I’ve discussed on a few occasions how I considered the appointment of Justin Vacula to head up the Secular Coalition of America (too many organizations called “SCA” are in my life. It’s like dating fraternal twins) Pennsylvania division to be a really amazing misstep.
Now, I admit to liking at least one thing that Vacula has done in the past, when he had the idea of a bus ad that just said “Atheists” and a website link, which was rejected for being too controversial and proved a good point. However, he’s also written an op-ed for the cesspool hate site A Voice for Men, posted the home address of blogger Surly Amy on another hate site (as well as a picture of her home), and took the opportunity of Jen McCreight taking a break from blogging due to depression caused by online abuse to abuse her online on her way out.
I don’t feel like going through every line of this extended symphony of whining, but let’s look at a few key parts, shall we?
The Secular Coalition for America was founded in order to “formalize a cooperative structure for visible, unified activism to improve the civic situation of citizens with a naturalistic worldview.” Unfortunately, some persons in this community who have been quite vocal in objecting to my appointment – and many who were quick to dismiss me — do not seem to be interested in that.
This is my least favorite argument, and it’s one that is made by people in power time and time again. “Don’t we have more important things to do?” The next paragraph expands on this idea, but that’s the gist of it. Vacula seems to think that because there are worse problems that people should have to roll over and accept whatever abuse he throws their way because at least he’s not a theocrat. He also seems to subscribe to the school of thought that suggests that equality means that those on the receiving end of oppression just learn to ignore the way they’re treated. It’s a rather neat little way to shut down a conversation, by suggesting that there wouldn’t be an issue if people would just stop complaining, as if silence just makes problems disappear.
Almost immediately following my appointment with the Secular Coalition for America, I was the target of a campaign of lies, character attacks, and distortions.
People said that you frequent and contribute to SPLC-designated hate sites, which is evidently true. They said you posted the home address of a prominent female blogger as well as a picture of the home to one of those sites, which is also empirically provable. They said you tweeted a comment making fun of Jen McCreight when she said she was taking a break due to depression caused by online abuse, which is easy to see that you did. What, exactly, were the lies told about you?

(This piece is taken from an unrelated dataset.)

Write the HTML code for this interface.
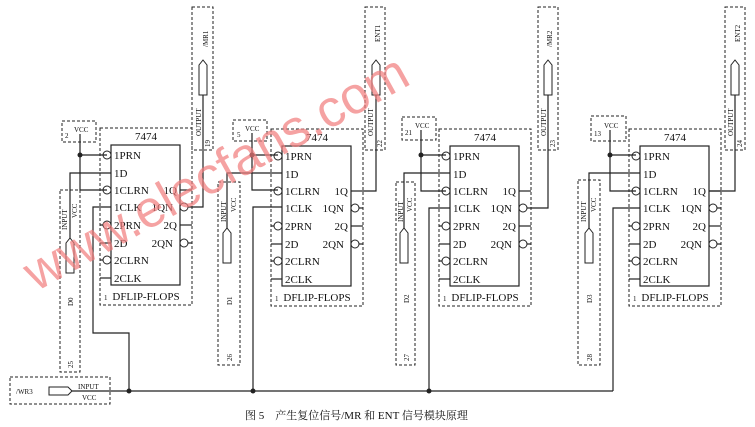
<!DOCTYPE html>
<html><head><meta charset="utf-8"><style>
html,body{margin:0;padding:0;background:#fff;}
svg{display:block;}
text{font-family:"Liberation Serif",serif;fill:#111;}
.l{font-size:11px;}
.s{font-size:7px;}
.d{fill:none;stroke:#222;stroke-width:1;stroke-dasharray:3,2;}
.w{fill:none;stroke:#222;stroke-width:1.2;}
</style></head><body>
<svg width="755" height="427" viewBox="0 0 755 427" xmlns="http://www.w3.org/2000/svg">
<defs>
<g id="chip">
 <rect x="-11" y="-17" width="92" height="177" class="d"/>
 <rect x="0" y="0" width="69" height="140" fill="none" stroke="#222" stroke-width="1.2"/>
 <text x="35" y="-5" class="l" text-anchor="middle">7474</text>
 <text x="35" y="155" class="l" text-anchor="middle" font-size="10.5">DFLIP-FLOPS</text>
 <text x="-7" y="155" class="s">1</text>
 <text x="3" y="14" class="l">1PRN</text>
 <text x="3" y="32" class="l">1D</text>
 <text x="3" y="49" class="l">1CLRN</text>
 <text x="3" y="66" class="l">1CLK</text>
 <text x="3" y="84" class="l">2PRN</text>
 <text x="3" y="102" class="l">2D</text>
 <text x="3" y="119" class="l">2CLRN</text>
 <text x="3" y="137" class="l">2CLK</text>
 <text x="66" y="49" class="l" text-anchor="end">1Q</text>
 <text x="62" y="66" class="l" text-anchor="end">1QN</text>
 <text x="66" y="84" class="l" text-anchor="end">2Q</text>
 <text x="62" y="102" class="l" text-anchor="end">2QN</text>
 <circle cx="-4" cy="10" r="4" fill="#fff" stroke="#222"/>
 <circle cx="-4" cy="45" r="4" fill="#fff" stroke="#222"/>
 <circle cx="-4" cy="80" r="4" fill="#fff" stroke="#222"/>
 <circle cx="-4" cy="115" r="4" fill="#fff" stroke="#222"/>
 <line x1="-11" y1="80" x2="-8" y2="80" class="w"/>
 <line x1="-11" y1="98" x2="0" y2="98" class="w"/>
 <line x1="-11" y1="115" x2="-8" y2="115" class="w"/>
 <line x1="-11" y1="133" x2="0" y2="133" class="w"/>
 <circle cx="73" cy="62" r="4" fill="#fff" stroke="#222"/>
 <circle cx="73" cy="98" r="4" fill="#fff" stroke="#222"/>
 <line x1="69" y1="45" x2="81" y2="45" class="w"/>
 <line x1="77" y1="62" x2="81" y2="62" class="w"/>
 <line x1="69" y1="80" x2="81" y2="80" class="w"/>
 <line x1="77" y1="98" x2="81" y2="98" class="w"/>
</g>
<g id="inpin"><path d="M0,0 L4,-5 L8,0 L8,30 L0,30 Z" fill="#fff" stroke="#222"/></g>
</defs>

<!-- Block 1 -->
<use href="#chip" x="111" y="145"/>
<rect x="62" y="121" width="34" height="21" class="d"/>
<text x="74" y="132" class="s">VCC</text><text x="65" y="138" class="s">2</text>
<path d="M80,134 V190 H107 M80,155 H107" class="w"/>
<circle cx="80" cy="155" r="2.5" fill="#222"/>
<rect x="60" y="190" width="20" height="182" class="d"/>
<text transform="translate(67,230) rotate(-90)" class="s">INPUT</text>
<text transform="translate(77,218) rotate(-90)" class="s">VCC</text>
<text transform="translate(73,306) rotate(-90)" class="s">D0</text>
<text transform="translate(73,368) rotate(-90)" class="s">25</text>
<path d="M70,243 V173 H111" class="w"/>
<use href="#inpin" x="66" y="243"/>
<path d="M111,207 H93 V333 H129 V391" class="w"/>
<path d="M192,207 H203 V90" class="w"/>
<rect x="192" y="7" width="21" height="143" class="d"/>
<use href="#inpin" x="199" y="65"/>
<text transform="translate(208,47) rotate(-90)" class="s">/MR1</text>
<text transform="translate(201,136) rotate(-90)" class="s">OUTPUT</text>
<text transform="translate(210,147) rotate(-90)" class="s">19</text>

<!-- Block 2 -->
<use href="#chip" x="282" y="146"/>
<rect x="233" y="120" width="34" height="21" class="d"/>
<text x="245" y="131" class="s">VCC</text><text x="237" y="137" class="s">5</text>
<path d="M252,133 V190 H278 M252,155 H278" class="w"/>
<circle cx="252" cy="155" r="2.5" style="fill:#222"/>
<rect x="218" y="182" width="22" height="183" class="d"/>
<text transform="translate(226,222) rotate(-90)" class="s">INPUT</text>
<text transform="translate(236,212) rotate(-90)" class="s">VCC</text>
<text transform="translate(232,305) rotate(-90)" class="s">D1</text>
<text transform="translate(232,361) rotate(-90)" class="s">26</text>
<path d="M227,233 V173 H282" class="w"/>
<use href="#inpin" x="223" y="233"/>
<path d="M282,207 H253 V391" class="w"/>
<path d="M363,191 H376 V90" class="w"/>
<rect x="365" y="7" width="20" height="143" class="d"/>
<use href="#inpin" x="372" y="65"/>
<text transform="translate(380,42) rotate(-90)" class="s">ENT1</text>
<text transform="translate(373,136) rotate(-90)" class="s">OUTPUT</text>
<text transform="translate(382,147) rotate(-90)" class="s">22</text>

<!-- Block 3 -->
<use href="#chip" x="450" y="146"/>
<rect x="402" y="117" width="34" height="23" class="d"/>
<text x="415" y="128" class="s">VCC</text><text x="405" y="135" class="s">21</text>
<path d="M421,130 V191 H446 M421,155 H446" class="w"/>
<circle cx="421" cy="155" r="2.5" style="fill:#222"/>
<rect x="396" y="182" width="19" height="183" class="d"/>
<text transform="translate(403,222) rotate(-90)" class="s">INPUT</text>
<text transform="translate(412,212) rotate(-90)" class="s">VCC</text>
<text transform="translate(409,303) rotate(-90)" class="s">D2</text>
<text transform="translate(409,361) rotate(-90)" class="s">27</text>
<path d="M404,233 V173 H450" class="w"/>
<use href="#inpin" x="400" y="233"/>
<path d="M450,208 H429 V391" class="w"/>
<path d="M531,208 H548 V90" class="w"/>
<rect x="538" y="7" width="20" height="143" class="d"/>
<use href="#inpin" x="544" y="65"/>
<text transform="translate(552,47) rotate(-90)" class="s">/MR2</text>
<text transform="translate(546,136) rotate(-90)" class="s">OUTPUT</text>
<text transform="translate(555,147) rotate(-90)" class="s">23</text>

<!-- Block 4 -->
<use href="#chip" x="640" y="146"/>
<rect x="591" y="116" width="35" height="25" class="d"/>
<text x="604" y="128" class="s">VCC</text><text x="594" y="136" class="s">13</text>
<path d="M610,130 V191 H636 M610,155 H636" class="w"/>
<circle cx="610" cy="155" r="2.5" style="fill:#222"/>
<rect x="578" y="180" width="22" height="185" class="d"/>
<text transform="translate(586,222) rotate(-90)" class="s">INPUT</text>
<text transform="translate(596,212) rotate(-90)" class="s">VCC</text>
<text transform="translate(592,303) rotate(-90)" class="s">D3</text>
<text transform="translate(592,361) rotate(-90)" class="s">28</text>
<path d="M589,233 V173 H640" class="w"/>
<use href="#inpin" x="585" y="233"/>
<path d="M640,208 H613 V391" class="w"/>
<path d="M709,191 H735 V90" class="w"/>
<rect x="725" y="7" width="20" height="143" class="d"/>
<use href="#inpin" x="731" y="65"/>
<text transform="translate(740,42) rotate(-90)" class="s">ENT2</text>
<text transform="translate(733,136) rotate(-90)" class="s">OUTPUT</text>
<text transform="translate(742,147) rotate(-90)" class="s">24</text>

<!-- Bus and /WR3 -->
<rect x="10" y="377" width="100" height="27" class="d"/>
<text x="16" y="394" class="s">/WR3</text>
<path d="M49,387 H68 L72,391 L68,395 H49 Z" fill="#fff" stroke="#222"/>
<text x="78" y="389" class="s">INPUT</text>
<text x="82" y="400" class="s">VCC</text>
<line x1="72" y1="391" x2="613" y2="391" class="w"/>
<circle cx="129" cy="391" r="2.5" style="fill:#222"/>
<circle cx="253" cy="391" r="2.5" style="fill:#222"/>
<circle cx="429" cy="391" r="2.5" style="fill:#222"/>

<text x="245" y="419" style="font-family:'Liberation Serif','Noto Serif CJK SC',serif;font-size:11px;">图 5　产生复位信号/MR 和 ENT 信号模块原理</text>

<!-- watermark -->
<text transform="translate(36,292) rotate(-29)" style="font-family:'Liberation Sans',sans-serif;font-size:52px;fill:#f27c7c;opacity:0.7;">www.elecfans.com</text>
</svg>
</body></html>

My detractors did not only brand me as an ‘enemy of the people’ in a similar fashion to the respective play written by Henrik Ibsen…
I see you got tired of people pointing out that the original word you used, “eponymous,” does not mean what you think it means in the original context, so you changed it to “respective”… which also doesn’t mean what you think it means. Also, you are not a character out of Ibsen and nobody called you “enemy of the people”. As the old joke goes, how do you get the third nail in?
I have indeed made some mistakes and handled some situations poorly in past months. These mistakes were errors of judgment and were not, by any means, coupled with malicious intent.
It’s like talking to a Christian apologist. He makes the exact same error in thinking that anybody gives a shit what his intentions are as compared to the results. Let’s pretend for a second that he really is so stupid that he didn’t realize posting a woman’s home address to a website full of people who hate her and “joke” about raping her wasn’t malicious (I can’t even think of a suggestion of what other motive he could have had that is remotely sarcastic enough), does that make it less of posting a woman’s home address to a website full of people who hate her and “joke” about raping her? That he has never, not once, expressed regret or offered apology for these non-malicious “mistakes” is the point here, and I don’t much care that they weren’t done with active disdain.
Part of the point is that Vacula is gone from that position, which is good, but it’s still disappointing that when the SCA was made aware of the problems with this appointment, they both supported their decision with political dancing and didn’t fire him. I still remain wary of the organization under Edwina Rogers as a result.